- WRITTEN REQUEST:
Do not include the pictures; repeat the rest of the data exactly.
--------
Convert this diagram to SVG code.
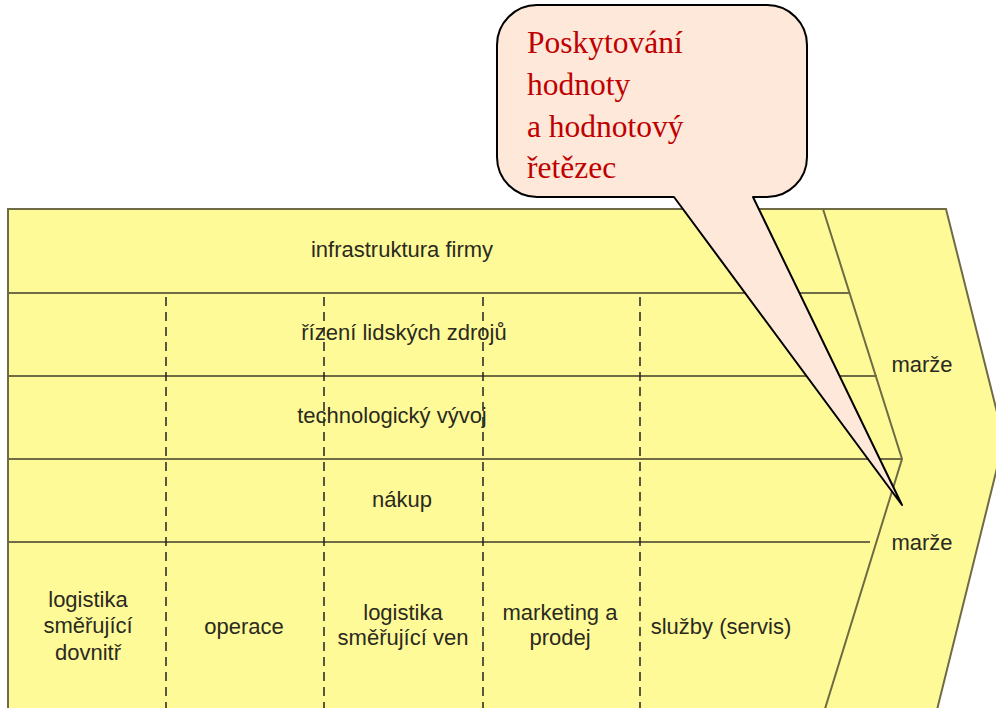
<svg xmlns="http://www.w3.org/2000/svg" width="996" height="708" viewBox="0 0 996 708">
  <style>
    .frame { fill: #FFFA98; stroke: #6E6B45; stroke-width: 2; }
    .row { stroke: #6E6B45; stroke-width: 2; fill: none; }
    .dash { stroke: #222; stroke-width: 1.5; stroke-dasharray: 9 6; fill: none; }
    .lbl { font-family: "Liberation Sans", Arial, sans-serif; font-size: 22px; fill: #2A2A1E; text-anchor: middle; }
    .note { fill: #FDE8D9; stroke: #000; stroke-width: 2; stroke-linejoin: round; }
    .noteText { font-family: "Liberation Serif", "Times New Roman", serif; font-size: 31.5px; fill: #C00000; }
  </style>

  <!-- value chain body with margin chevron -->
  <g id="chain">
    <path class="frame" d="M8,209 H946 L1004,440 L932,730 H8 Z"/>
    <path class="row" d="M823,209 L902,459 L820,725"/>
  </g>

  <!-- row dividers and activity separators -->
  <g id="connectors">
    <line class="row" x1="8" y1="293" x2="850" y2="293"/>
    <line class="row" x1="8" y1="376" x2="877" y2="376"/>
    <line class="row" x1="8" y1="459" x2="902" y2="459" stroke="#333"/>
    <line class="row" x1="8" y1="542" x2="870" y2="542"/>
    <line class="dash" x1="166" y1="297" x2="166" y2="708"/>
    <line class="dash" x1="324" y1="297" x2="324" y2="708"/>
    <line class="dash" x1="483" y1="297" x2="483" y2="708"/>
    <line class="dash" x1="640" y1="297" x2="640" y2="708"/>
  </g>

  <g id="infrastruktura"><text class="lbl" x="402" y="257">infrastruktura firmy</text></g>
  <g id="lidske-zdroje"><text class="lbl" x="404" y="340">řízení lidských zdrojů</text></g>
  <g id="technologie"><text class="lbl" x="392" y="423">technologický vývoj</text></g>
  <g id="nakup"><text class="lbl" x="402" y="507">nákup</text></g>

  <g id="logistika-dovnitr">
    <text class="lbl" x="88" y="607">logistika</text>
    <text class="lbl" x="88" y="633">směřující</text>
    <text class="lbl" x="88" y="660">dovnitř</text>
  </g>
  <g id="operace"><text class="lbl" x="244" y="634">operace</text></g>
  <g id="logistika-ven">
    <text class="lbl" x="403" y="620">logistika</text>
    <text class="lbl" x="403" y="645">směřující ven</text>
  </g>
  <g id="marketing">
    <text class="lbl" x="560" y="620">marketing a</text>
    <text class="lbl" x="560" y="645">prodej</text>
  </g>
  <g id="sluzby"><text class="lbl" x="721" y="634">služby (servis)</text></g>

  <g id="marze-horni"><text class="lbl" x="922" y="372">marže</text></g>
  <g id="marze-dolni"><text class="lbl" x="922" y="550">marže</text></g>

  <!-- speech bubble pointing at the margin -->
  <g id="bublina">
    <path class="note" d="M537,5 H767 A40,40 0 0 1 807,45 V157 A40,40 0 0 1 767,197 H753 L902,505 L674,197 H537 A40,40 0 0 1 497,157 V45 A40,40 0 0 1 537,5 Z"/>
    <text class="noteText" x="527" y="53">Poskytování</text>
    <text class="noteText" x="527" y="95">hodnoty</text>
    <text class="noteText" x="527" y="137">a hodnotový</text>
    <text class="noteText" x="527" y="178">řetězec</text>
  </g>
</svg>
--------
- EXERCISE RESULT:
Convert this diagram to SVG code.
<svg xmlns="http://www.w3.org/2000/svg" width="996" height="708" viewBox="0 0 996 708">
  <style>
    .frame { fill: #FFFA98; stroke: #6E6B45; stroke-width: 2; }
    .row { stroke: #6E6B45; stroke-width: 2; fill: none; }
    .dash { stroke: #222; stroke-width: 1.5; stroke-dasharray: 9 6; fill: none; }
    .lbl { font-family: "Liberation Sans", Arial, sans-serif; font-size: 22px; fill: #2A2A1E; text-anchor: middle; }
    .note { fill: #FDE8D9; stroke: #000; stroke-width: 2; stroke-linejoin: round; }
    .noteText { font-family: "Liberation Serif", "Times New Roman", serif; font-size: 31.5px; fill: #C00000; }
  </style>

  <!-- value chain body with margin chevron -->
  <g id="chain">
    <path class="frame" d="M8,209 H946 L1004,440 L932,730 H8 Z"/>
    <path class="row" d="M823,209 L902,459 L820,725"/>
  </g>

  <!-- row dividers and activity separators -->
  <g id="connectors">
    <line class="row" x1="8" y1="293" x2="850" y2="293"/>
    <line class="row" x1="8" y1="376" x2="877" y2="376"/>
    <line class="row" x1="8" y1="459" x2="902" y2="459" stroke="#333"/>
    <line class="row" x1="8" y1="542" x2="870" y2="542"/>
    <line class="dash" x1="166" y1="297" x2="166" y2="708"/>
    <line class="dash" x1="324" y1="297" x2="324" y2="708"/>
    <line class="dash" x1="483" y1="297" x2="483" y2="708"/>
    <line class="dash" x1="640" y1="297" x2="640" y2="708"/>
  </g>

  <g id="infrastruktura"><text class="lbl" x="402" y="257">infrastruktura firmy</text></g>
  <g id="lidske-zdroje"><text class="lbl" x="404" y="340">řízení lidských zdrojů</text></g>
  <g id="technologie"><text class="lbl" x="392" y="423">technologický vývoj</text></g>
  <g id="nakup"><text class="lbl" x="402" y="507">nákup</text></g>

  <g id="logistika-dovnitr">
    <text class="lbl" x="88" y="607">logistika</text>
    <text class="lbl" x="88" y="633">směřující</text>
    <text class="lbl" x="88" y="660">dovnitř</text>
  </g>
  <g id="operace"><text class="lbl" x="244" y="634">operace</text></g>
  <g id="logistika-ven">
    <text class="lbl" x="403" y="620">logistika</text>
    <text class="lbl" x="403" y="645">směřující ven</text>
  </g>
  <g id="marketing">
    <text class="lbl" x="560" y="620">marketing a</text>
    <text class="lbl" x="560" y="645">prodej</text>
  </g>
  <g id="sluzby"><text class="lbl" x="721" y="634">služby (servis)</text></g>

  <g id="marze-horni"><text class="lbl" x="922" y="372">marže</text></g>
  <g id="marze-dolni"><text class="lbl" x="922" y="550">marže</text></g>

  <!-- speech bubble pointing at the margin -->
  <g id="bublina">
    <path class="note" d="M537,5 H767 A40,40 0 0 1 807,45 V157 A40,40 0 0 1 767,197 H753 L902,505 L674,197 H537 A40,40 0 0 1 497,157 V45 A40,40 0 0 1 537,5 Z"/>
    <text class="noteText" x="527" y="53">Poskytování</text>
    <text class="noteText" x="527" y="95">hodnoty</text>
    <text class="noteText" x="527" y="137">a hodnotový</text>
    <text class="noteText" x="527" y="178">řetězec</text>
  </g>
</svg>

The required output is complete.